--- Start of ENTRIES PROVIDED ---

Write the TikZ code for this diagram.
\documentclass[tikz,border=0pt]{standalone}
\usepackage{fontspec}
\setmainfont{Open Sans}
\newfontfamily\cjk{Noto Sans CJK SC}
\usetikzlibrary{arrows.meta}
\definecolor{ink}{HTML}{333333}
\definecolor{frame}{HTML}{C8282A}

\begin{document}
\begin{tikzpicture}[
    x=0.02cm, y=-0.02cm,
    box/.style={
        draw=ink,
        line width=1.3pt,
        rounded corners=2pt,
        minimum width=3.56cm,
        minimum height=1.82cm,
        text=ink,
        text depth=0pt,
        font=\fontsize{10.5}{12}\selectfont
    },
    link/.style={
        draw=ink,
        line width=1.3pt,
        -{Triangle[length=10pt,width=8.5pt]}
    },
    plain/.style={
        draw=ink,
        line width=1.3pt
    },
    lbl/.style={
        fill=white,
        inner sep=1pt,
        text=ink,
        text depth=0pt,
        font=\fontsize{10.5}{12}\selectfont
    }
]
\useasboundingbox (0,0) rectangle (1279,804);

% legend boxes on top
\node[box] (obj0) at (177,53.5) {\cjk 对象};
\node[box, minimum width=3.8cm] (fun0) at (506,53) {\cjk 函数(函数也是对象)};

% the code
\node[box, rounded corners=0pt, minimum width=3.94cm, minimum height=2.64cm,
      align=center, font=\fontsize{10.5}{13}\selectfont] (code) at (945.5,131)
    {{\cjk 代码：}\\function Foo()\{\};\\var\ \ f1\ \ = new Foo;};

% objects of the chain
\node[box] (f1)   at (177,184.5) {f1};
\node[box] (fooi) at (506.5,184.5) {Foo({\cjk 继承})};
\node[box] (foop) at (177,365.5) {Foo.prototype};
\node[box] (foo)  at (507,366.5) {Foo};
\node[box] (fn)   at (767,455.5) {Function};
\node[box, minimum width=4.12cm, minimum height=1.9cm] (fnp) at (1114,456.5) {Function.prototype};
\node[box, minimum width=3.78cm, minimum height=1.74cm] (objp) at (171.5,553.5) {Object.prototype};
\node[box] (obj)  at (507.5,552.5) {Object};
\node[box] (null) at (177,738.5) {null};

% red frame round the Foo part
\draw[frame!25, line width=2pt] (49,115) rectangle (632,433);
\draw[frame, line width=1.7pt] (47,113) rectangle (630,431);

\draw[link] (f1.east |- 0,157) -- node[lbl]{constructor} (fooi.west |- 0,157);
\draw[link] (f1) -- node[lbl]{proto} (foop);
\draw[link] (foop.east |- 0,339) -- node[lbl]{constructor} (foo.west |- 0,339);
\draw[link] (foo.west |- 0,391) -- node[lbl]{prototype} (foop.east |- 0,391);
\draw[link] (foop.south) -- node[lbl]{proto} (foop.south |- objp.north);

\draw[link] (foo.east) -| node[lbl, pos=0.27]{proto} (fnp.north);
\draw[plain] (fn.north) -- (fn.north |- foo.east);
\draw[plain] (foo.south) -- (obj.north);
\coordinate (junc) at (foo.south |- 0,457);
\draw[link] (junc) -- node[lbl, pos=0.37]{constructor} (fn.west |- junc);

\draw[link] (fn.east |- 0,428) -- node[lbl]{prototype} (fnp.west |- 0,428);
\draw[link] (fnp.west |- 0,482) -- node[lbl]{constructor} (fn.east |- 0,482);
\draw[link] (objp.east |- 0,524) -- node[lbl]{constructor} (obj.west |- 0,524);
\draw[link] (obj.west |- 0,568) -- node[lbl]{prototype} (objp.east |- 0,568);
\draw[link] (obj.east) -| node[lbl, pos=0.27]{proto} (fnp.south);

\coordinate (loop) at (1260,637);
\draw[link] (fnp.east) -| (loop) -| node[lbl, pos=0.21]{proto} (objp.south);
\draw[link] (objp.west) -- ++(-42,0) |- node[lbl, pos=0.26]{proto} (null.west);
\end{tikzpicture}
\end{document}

--- End of ENTRIES PROVIDED ---
--- Start of ENTRIES PROVIDED ---

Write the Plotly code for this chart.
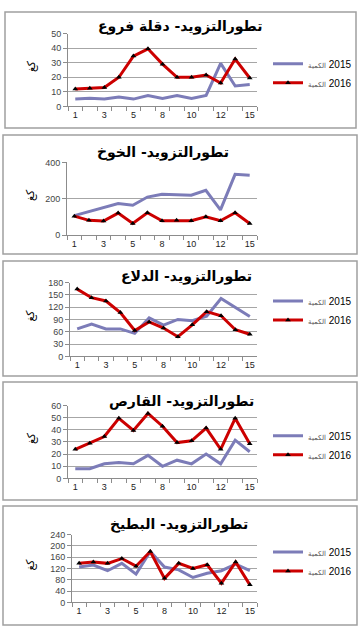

--- End of ENTRIES PROVIDED ---

TASK TO COMPLETE: The lines to transcribe begin at the line with "Write the TikZ code for this diagram." and end at the line with "(null) at (177,738.5)"; copy them exactly, both ends included.

THE ANSWER:
Write the TikZ code for this diagram.
\documentclass[tikz,border=0pt]{standalone}
\usepackage{fontspec}
\setmainfont{Open Sans}
\newfontfamily\cjk{Noto Sans CJK SC}
\usetikzlibrary{arrows.meta}
\definecolor{ink}{HTML}{333333}
\definecolor{frame}{HTML}{C8282A}

\begin{document}
\begin{tikzpicture}[
    x=0.02cm, y=-0.02cm,
    box/.style={
        draw=ink,
        line width=1.3pt,
        rounded corners=2pt,
        minimum width=3.56cm,
        minimum height=1.82cm,
        text=ink,
        text depth=0pt,
        font=\fontsize{10.5}{12}\selectfont
    },
    link/.style={
        draw=ink,
        line width=1.3pt,
        -{Triangle[length=10pt,width=8.5pt]}
    },
    plain/.style={
        draw=ink,
        line width=1.3pt
    },
    lbl/.style={
        fill=white,
        inner sep=1pt,
        text=ink,
        text depth=0pt,
        font=\fontsize{10.5}{12}\selectfont
    }
]
\useasboundingbox (0,0) rectangle (1279,804);

% legend boxes on top
\node[box] (obj0) at (177,53.5) {\cjk 对象};
\node[box, minimum width=3.8cm] (fun0) at (506,53) {\cjk 函数(函数也是对象)};

% the code
\node[box, rounded corners=0pt, minimum width=3.94cm, minimum height=2.64cm,
      align=center, font=\fontsize{10.5}{13}\selectfont] (code) at (945.5,131)
    {{\cjk 代码：}\\function Foo()\{\};\\var\ \ f1\ \ = new Foo;};

% objects of the chain
\node[box] (f1)   at (177,184.5) {f1};
\node[box] (fooi) at (506.5,184.5) {Foo({\cjk 继承})};
\node[box] (foop) at (177,365.5) {Foo.prototype};
\node[box] (foo)  at (507,366.5) {Foo};
\node[box] (fn)   at (767,455.5) {Function};
\node[box, minimum width=4.12cm, minimum height=1.9cm] (fnp) at (1114,456.5) {Function.prototype};
\node[box, minimum width=3.78cm, minimum height=1.74cm] (objp) at (171.5,553.5) {Object.prototype};
\node[box] (obj)  at (507.5,552.5) {Object};
\node[box] (null) at (177,738.5) {null};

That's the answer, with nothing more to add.